What is expected:
Leave the pictures out. Return all other data exactly.

Given material:
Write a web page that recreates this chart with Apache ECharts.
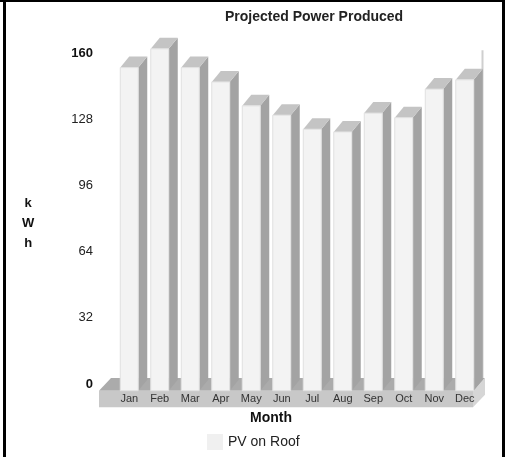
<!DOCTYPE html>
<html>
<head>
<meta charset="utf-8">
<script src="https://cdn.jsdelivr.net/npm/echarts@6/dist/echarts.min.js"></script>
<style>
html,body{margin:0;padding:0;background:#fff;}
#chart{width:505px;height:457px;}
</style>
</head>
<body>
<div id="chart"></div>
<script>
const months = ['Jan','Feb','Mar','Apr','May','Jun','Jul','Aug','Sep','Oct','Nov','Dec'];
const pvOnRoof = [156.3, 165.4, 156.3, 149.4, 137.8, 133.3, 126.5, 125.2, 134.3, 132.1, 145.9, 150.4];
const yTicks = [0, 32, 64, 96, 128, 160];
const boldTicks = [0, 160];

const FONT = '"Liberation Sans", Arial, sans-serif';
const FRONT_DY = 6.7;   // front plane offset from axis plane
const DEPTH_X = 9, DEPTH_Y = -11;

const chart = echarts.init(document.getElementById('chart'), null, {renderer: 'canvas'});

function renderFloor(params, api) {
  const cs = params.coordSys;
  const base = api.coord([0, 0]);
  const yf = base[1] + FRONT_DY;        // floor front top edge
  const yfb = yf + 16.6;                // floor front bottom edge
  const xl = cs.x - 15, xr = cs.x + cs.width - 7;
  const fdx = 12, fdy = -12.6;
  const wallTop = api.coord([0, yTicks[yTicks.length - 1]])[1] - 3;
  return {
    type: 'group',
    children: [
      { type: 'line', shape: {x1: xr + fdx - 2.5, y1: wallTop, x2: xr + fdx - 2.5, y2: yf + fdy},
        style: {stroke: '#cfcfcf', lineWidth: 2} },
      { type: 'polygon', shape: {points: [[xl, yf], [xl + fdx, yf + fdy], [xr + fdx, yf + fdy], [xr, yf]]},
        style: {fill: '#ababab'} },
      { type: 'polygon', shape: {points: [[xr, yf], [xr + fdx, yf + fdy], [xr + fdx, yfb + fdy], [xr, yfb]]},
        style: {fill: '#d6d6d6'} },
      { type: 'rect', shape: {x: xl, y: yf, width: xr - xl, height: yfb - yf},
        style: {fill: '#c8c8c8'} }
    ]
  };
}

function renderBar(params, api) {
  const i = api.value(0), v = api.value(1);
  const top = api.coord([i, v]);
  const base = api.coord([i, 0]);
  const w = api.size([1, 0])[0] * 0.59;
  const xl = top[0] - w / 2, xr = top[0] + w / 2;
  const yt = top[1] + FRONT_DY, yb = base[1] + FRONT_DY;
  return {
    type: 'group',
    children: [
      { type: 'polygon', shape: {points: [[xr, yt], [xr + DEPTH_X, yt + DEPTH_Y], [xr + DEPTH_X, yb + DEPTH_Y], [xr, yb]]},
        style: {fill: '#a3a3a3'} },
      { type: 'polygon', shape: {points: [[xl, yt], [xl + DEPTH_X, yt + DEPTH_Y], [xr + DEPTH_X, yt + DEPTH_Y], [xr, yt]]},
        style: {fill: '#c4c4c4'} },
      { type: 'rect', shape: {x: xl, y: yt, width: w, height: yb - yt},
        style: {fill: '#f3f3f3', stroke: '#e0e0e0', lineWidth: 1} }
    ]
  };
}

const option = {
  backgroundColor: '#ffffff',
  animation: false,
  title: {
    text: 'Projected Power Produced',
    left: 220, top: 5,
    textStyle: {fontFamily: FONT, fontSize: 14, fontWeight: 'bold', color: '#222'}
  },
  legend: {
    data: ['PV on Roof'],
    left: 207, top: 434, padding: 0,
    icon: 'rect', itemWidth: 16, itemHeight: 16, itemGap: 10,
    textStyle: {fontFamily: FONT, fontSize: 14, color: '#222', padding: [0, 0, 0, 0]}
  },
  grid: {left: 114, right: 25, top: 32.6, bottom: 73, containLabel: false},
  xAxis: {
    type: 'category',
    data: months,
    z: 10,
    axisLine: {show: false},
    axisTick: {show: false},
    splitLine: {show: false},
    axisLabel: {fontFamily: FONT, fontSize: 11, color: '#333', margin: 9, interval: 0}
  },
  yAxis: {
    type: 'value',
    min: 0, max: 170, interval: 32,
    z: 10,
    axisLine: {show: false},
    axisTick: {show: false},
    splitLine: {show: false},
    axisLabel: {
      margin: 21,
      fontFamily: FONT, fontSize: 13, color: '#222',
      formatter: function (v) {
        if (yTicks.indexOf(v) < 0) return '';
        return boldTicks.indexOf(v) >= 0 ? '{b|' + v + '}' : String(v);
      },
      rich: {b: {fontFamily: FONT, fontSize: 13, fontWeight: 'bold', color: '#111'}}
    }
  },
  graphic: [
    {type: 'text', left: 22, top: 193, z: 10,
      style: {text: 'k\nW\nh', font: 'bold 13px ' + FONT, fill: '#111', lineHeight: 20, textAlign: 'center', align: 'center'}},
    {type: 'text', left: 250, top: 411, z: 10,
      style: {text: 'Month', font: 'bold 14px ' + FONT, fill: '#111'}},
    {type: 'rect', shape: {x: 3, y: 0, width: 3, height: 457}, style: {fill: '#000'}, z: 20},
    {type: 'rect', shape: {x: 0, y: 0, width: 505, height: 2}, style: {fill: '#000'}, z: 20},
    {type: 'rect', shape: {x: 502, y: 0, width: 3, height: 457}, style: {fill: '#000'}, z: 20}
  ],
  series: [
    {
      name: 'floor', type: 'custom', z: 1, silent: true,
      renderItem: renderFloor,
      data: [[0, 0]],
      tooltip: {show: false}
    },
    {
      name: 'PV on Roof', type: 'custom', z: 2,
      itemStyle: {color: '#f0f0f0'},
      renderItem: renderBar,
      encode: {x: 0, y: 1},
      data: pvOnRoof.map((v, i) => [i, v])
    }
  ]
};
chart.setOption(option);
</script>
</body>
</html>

Right answer:
Write a web page that recreates this chart with Apache ECharts.
<!DOCTYPE html>
<html>
<head>
<meta charset="utf-8">
<script src="https://cdn.jsdelivr.net/npm/echarts@6/dist/echarts.min.js"></script>
<style>
html,body{margin:0;padding:0;background:#fff;}
#chart{width:505px;height:457px;}
</style>
</head>
<body>
<div id="chart"></div>
<script>
const months = ['Jan','Feb','Mar','Apr','May','Jun','Jul','Aug','Sep','Oct','Nov','Dec'];
const pvOnRoof = [156.3, 165.4, 156.3, 149.4, 137.8, 133.3, 126.5, 125.2, 134.3, 132.1, 145.9, 150.4];
const yTicks = [0, 32, 64, 96, 128, 160];
const boldTicks = [0, 160];

const FONT = '"Liberation Sans", Arial, sans-serif';
const FRONT_DY = 6.7;   // front plane offset from axis plane
const DEPTH_X = 9, DEPTH_Y = -11;

const chart = echarts.init(document.getElementById('chart'), null, {renderer: 'canvas'});

function renderFloor(params, api) {
  const cs = params.coordSys;
  const base = api.coord([0, 0]);
  const yf = base[1] + FRONT_DY;        // floor front top edge
  const yfb = yf + 16.6;                // floor front bottom edge
  const xl = cs.x - 15, xr = cs.x + cs.width - 7;
  const fdx = 12, fdy = -12.6;
  const wallTop = api.coord([0, yTicks[yTicks.length - 1]])[1] - 3;
  return {
    type: 'group',
    children: [
      { type: 'line', shape: {x1: xr + fdx - 2.5, y1: wallTop, x2: xr + fdx - 2.5, y2: yf + fdy},
        style: {stroke: '#cfcfcf', lineWidth: 2} },
      { type: 'polygon', shape: {points: [[xl, yf], [xl + fdx, yf + fdy], [xr + fdx, yf + fdy], [xr, yf]]},
        style: {fill: '#ababab'} },
      { type: 'polygon', shape: {points: [[xr, yf], [xr + fdx, yf + fdy], [xr + fdx, yfb + fdy], [xr, yfb]]},
        style: {fill: '#d6d6d6'} },
      { type: 'rect', shape: {x: xl, y: yf, width: xr - xl, height: yfb - yf},
        style: {fill: '#c8c8c8'} }
    ]
  };
}

function renderBar(params, api) {
  const i = api.value(0), v = api.value(1);
  const top = api.coord([i, v]);
  const base = api.coord([i, 0]);
  const w = api.size([1, 0])[0] * 0.59;
  const xl = top[0] - w / 2, xr = top[0] + w / 2;
  const yt = top[1] + FRONT_DY, yb = base[1] + FRONT_DY;
  return {
    type: 'group',
    children: [
      { type: 'polygon', shape: {points: [[xr, yt], [xr + DEPTH_X, yt + DEPTH_Y], [xr + DEPTH_X, yb + DEPTH_Y], [xr, yb]]},
        style: {fill: '#a3a3a3'} },
      { type: 'polygon', shape: {points: [[xl, yt], [xl + DEPTH_X, yt + DEPTH_Y], [xr + DEPTH_X, yt + DEPTH_Y], [xr, yt]]},
        style: {fill: '#c4c4c4'} },
      { type: 'rect', shape: {x: xl, y: yt, width: w, height: yb - yt},
        style: {fill: '#f3f3f3', stroke: '#e0e0e0', lineWidth: 1} }
    ]
  };
}

const option = {
  backgroundColor: '#ffffff',
  animation: false,
  title: {
    text: 'Projected Power Produced',
    left: 220, top: 5,
    textStyle: {fontFamily: FONT, fontSize: 14, fontWeight: 'bold', color: '#222'}
  },
  legend: {
    data: ['PV on Roof'],
    left: 207, top: 434, padding: 0,
    icon: 'rect', itemWidth: 16, itemHeight: 16, itemGap: 10,
    textStyle: {fontFamily: FONT, fontSize: 14, color: '#222', padding: [0, 0, 0, 0]}
  },
  grid: {left: 114, right: 25, top: 32.6, bottom: 73, containLabel: false},
  xAxis: {
    type: 'category',
    data: months,
    z: 10,
    axisLine: {show: false},
    axisTick: {show: false},
    splitLine: {show: false},
    axisLabel: {fontFamily: FONT, fontSize: 11, color: '#333', margin: 9, interval: 0}
  },
  yAxis: {
    type: 'value',
    min: 0, max: 170, interval: 32,
    z: 10,
    axisLine: {show: false},
    axisTick: {show: false},
    splitLine: {show: false},
    axisLabel: {
      margin: 21,
      fontFamily: FONT, fontSize: 13, color: '#222',
      formatter: function (v) {
        if (yTicks.indexOf(v) < 0) return '';
        return boldTicks.indexOf(v) >= 0 ? '{b|' + v + '}' : String(v);
      },
      rich: {b: {fontFamily: FONT, fontSize: 13, fontWeight: 'bold', color: '#111'}}
    }
  },
  graphic: [
    {type: 'text', left: 22, top: 193, z: 10,
      style: {text: 'k\nW\nh', font: 'bold 13px ' + FONT, fill: '#111', lineHeight: 20, textAlign: 'center', align: 'center'}},
    {type: 'text', left: 250, top: 411, z: 10,
      style: {text: 'Month', font: 'bold 14px ' + FONT, fill: '#111'}},
    {type: 'rect', shape: {x: 3, y: 0, width: 3, height: 457}, style: {fill: '#000'}, z: 20},
    {type: 'rect', shape: {x: 0, y: 0, width: 505, height: 2}, style: {fill: '#000'}, z: 20},
    {type: 'rect', shape: {x: 502, y: 0, width: 3, height: 457}, style: {fill: '#000'}, z: 20}
  ],
  series: [
    {
      name: 'floor', type: 'custom', z: 1, silent: true,
      renderItem: renderFloor,
      data: [[0, 0]],
      tooltip: {show: false}
    },
    {
      name: 'PV on Roof', type: 'custom', z: 2,
      itemStyle: {color: '#f0f0f0'},
      renderItem: renderBar,
      encode: {x: 0, y: 1},
      data: pvOnRoof.map((v, i) => [i, v])
    }
  ]
};
chart.setOption(option);
</script>
</body>
</html>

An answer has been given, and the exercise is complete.